● Directive
Which lines have the string "this"? Copy all of them from the entries below.

● Data provided
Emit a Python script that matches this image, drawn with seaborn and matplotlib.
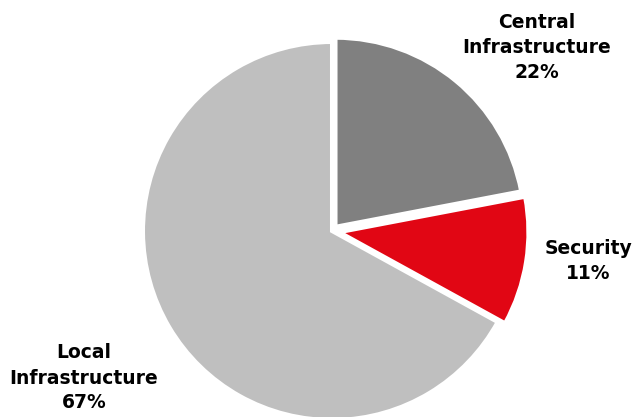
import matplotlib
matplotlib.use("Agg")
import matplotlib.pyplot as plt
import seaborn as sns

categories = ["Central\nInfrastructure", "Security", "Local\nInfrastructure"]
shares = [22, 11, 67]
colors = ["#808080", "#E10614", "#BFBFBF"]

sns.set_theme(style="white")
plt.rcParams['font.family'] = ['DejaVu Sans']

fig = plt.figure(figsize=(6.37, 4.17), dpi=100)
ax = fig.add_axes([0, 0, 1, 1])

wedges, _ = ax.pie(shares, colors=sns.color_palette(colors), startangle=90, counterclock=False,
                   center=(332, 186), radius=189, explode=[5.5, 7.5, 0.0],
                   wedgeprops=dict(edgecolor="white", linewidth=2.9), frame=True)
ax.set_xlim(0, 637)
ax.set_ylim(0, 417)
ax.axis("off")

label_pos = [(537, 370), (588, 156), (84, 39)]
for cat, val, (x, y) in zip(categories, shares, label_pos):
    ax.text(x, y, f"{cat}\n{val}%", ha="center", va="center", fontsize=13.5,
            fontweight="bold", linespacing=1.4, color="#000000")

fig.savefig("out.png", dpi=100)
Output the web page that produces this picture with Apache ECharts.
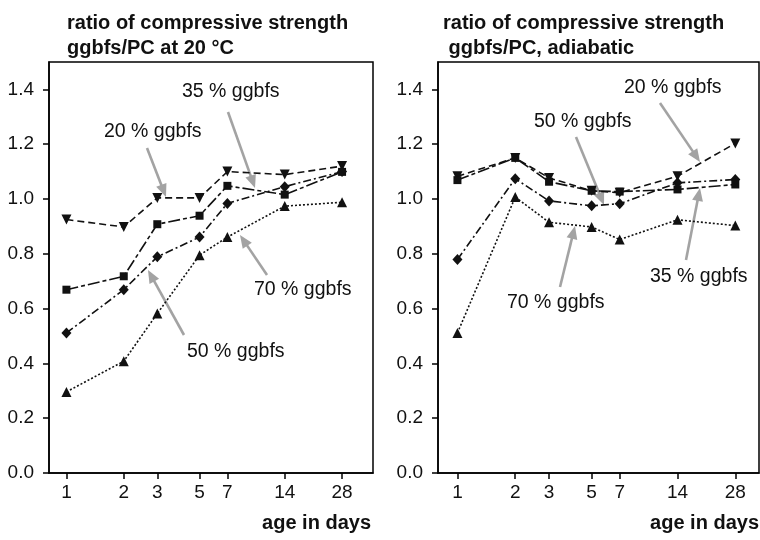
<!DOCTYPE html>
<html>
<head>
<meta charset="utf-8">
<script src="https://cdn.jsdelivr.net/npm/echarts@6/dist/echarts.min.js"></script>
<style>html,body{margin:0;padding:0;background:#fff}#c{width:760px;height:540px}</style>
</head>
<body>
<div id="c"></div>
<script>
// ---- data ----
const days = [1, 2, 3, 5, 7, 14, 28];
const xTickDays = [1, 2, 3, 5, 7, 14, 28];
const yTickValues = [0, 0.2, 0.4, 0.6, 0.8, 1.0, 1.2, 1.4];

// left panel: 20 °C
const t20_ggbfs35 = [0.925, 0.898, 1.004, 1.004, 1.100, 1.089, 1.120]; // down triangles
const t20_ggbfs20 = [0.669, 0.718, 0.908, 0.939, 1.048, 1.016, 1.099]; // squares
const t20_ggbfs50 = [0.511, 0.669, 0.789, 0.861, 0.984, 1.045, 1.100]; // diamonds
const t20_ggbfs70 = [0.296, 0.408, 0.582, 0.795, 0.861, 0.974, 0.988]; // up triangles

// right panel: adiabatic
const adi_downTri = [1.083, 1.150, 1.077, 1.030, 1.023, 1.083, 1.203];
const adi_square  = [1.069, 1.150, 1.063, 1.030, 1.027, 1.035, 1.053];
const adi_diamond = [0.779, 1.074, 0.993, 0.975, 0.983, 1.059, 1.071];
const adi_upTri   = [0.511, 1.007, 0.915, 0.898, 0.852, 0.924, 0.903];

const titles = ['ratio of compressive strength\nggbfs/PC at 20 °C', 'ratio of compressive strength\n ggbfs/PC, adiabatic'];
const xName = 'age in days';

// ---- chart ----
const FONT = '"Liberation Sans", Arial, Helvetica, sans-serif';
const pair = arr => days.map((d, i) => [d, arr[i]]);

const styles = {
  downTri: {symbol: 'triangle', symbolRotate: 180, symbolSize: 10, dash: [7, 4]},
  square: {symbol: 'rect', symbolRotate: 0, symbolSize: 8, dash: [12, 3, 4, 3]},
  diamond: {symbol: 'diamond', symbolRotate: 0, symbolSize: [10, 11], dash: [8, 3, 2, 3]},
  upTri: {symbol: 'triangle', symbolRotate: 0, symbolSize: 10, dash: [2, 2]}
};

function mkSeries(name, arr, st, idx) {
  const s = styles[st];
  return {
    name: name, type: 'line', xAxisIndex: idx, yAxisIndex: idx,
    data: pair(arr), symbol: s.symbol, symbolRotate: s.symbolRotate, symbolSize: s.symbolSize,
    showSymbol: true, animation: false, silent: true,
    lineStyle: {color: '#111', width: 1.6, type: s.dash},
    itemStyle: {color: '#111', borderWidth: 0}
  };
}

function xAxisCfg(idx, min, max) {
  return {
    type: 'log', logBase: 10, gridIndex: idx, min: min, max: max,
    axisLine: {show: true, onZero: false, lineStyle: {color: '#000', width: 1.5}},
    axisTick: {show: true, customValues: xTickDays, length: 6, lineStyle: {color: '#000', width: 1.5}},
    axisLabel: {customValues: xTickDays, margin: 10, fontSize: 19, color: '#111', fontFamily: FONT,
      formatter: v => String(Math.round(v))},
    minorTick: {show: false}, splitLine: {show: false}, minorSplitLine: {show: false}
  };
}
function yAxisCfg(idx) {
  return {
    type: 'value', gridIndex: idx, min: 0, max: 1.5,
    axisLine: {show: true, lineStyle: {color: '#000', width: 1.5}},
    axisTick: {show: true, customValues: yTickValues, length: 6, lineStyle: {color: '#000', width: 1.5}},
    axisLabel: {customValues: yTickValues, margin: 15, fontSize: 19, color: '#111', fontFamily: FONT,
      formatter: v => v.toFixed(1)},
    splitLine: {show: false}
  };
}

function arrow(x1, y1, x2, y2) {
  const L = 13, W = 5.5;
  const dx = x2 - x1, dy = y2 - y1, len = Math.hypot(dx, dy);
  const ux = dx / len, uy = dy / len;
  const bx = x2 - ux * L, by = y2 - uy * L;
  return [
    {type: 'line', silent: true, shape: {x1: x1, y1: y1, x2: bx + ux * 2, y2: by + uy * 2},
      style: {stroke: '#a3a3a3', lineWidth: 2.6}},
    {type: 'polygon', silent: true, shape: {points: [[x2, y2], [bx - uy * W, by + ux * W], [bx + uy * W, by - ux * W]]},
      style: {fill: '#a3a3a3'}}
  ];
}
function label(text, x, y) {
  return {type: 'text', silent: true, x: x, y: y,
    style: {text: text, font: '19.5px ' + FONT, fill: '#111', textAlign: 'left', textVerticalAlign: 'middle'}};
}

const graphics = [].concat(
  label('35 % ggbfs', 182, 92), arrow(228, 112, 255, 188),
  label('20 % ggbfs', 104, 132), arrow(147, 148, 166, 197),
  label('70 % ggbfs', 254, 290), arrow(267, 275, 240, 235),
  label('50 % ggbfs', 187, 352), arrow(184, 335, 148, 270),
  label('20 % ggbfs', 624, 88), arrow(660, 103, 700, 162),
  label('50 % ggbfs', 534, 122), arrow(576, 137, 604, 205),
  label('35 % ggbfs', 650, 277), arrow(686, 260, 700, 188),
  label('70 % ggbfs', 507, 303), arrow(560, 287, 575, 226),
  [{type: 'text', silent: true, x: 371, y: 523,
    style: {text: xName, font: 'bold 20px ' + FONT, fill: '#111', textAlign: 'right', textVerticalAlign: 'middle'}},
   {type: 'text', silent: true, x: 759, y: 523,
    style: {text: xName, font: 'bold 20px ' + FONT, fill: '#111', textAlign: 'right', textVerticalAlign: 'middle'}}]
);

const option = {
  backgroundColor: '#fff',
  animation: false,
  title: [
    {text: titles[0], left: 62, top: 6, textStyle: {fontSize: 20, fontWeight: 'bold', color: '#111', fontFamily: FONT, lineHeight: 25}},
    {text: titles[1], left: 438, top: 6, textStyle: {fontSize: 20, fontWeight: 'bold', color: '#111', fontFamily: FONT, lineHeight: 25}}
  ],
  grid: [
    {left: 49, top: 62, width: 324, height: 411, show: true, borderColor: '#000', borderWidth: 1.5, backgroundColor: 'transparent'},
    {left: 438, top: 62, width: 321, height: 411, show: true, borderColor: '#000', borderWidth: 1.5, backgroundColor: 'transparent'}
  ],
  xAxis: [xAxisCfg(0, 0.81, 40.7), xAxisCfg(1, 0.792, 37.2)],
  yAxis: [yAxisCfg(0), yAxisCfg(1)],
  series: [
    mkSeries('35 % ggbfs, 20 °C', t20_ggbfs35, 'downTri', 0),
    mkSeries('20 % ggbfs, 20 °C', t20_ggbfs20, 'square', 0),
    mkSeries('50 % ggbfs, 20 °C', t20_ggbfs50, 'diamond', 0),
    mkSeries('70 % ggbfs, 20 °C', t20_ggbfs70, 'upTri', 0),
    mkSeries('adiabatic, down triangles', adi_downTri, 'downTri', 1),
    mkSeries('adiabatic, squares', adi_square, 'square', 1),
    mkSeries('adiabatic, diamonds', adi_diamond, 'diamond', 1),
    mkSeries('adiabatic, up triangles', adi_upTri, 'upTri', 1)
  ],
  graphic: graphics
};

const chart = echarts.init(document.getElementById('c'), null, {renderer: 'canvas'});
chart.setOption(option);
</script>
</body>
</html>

● Problem solution
Emit a Python script that matches this image, drawn with seaborn and matplotlib.
Output the web page that produces this picture with Apache ECharts.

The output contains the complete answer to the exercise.